Also wrote as Livia Elvira Bitton. Nationality: American (originally Czechoslovakian: immigrated to the United States, 1951; granted U.S. citizenship, 1956). Born: Elli L. Friedman, Somorja, 28 February 1931. Education: Brooklyn College, City University of New York, B.A. 1961; New York University, M.A. 1963, Ph.D. in Hebrew culture and Jewish history 1968. Family: Married Leonard G. Jackson in 1977; one son and one daughter. Career: Associate professor, 1970-71, and dean of students, 1972-75, Academy of Jewish Religion. Since 1980 professor of Hebrew and Judaic studies, Herbert H. Lehman College, City University of New York.
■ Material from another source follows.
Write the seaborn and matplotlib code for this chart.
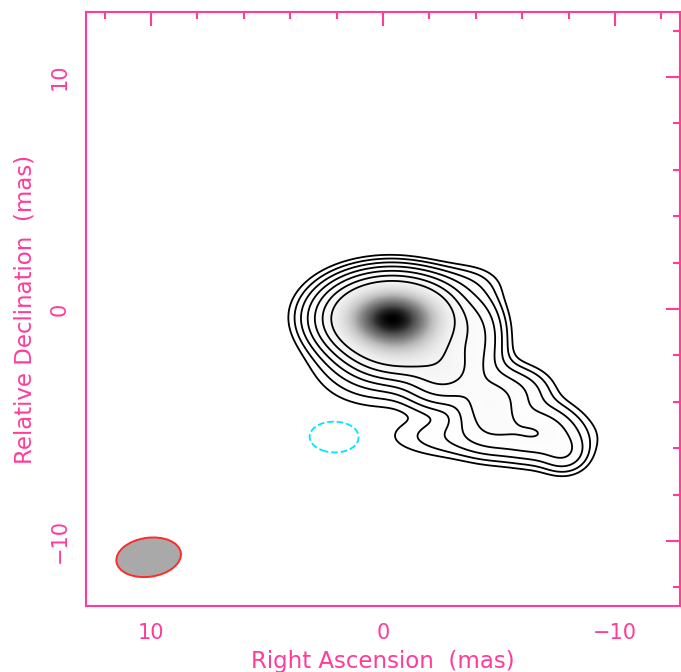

Lecturer in Hebrew literature, 1965-68, Hunter College, City University of New York; adjunct assistant professor of Hebrew language and literature, Brooklyn Center of Long Island University, 1965-68; assistant professor of Judaic studies, Brooklyn College, City University of New York, 1972-76; professor of Jewish history, Tel Aviv University, 1980-81. Awards: Long Island University outstanding teacher award, 1967; New York University Founder's Day award, for highest bracket of scholastic preferment, 1969; Christopher award, 1981, for Elli: Coming of Age in the Holocaust; United Jewish Appeal Eleanor Roosevelt humanitarian award and Jewish Teachers Union Jewish heritage award, both in 1982, for Elli: Coming of Age in the Holocaust.Agent: Gloria Stern, Gloria Stern Agency, 1230 Park Avenue, New York, New York 10028, U.S.A. Address: c/o Department of C.O.G.S., Herbert H. Lehman College, City University of New York, Bronx, New York 10468, U.S.A.

Publications

Memoirs

Elli: Coming of Age in the Holocaust. 1980.

I Have Lived a Thousand Years: Growing Up in the Holocaust (for young adults). 1997.

My Bridges of Hope: Searching for Life and Love after Auschwitz (sequel to I Have Lived a Thousand Years; for young adults). 1999.

Other

A Decade of Zionism in Hungary, the Formative Years: The Post-World War I Period: 1918-1928 (as Livia Elvira Bitton). 1968.

The Jewess As a Fictional Sex Symbol. 1973.

Biblical Names of Literary Jewesses (originally a speech).1973.

Madonna or Courtesan: The Jewish Woman in Christian Literature. 1982.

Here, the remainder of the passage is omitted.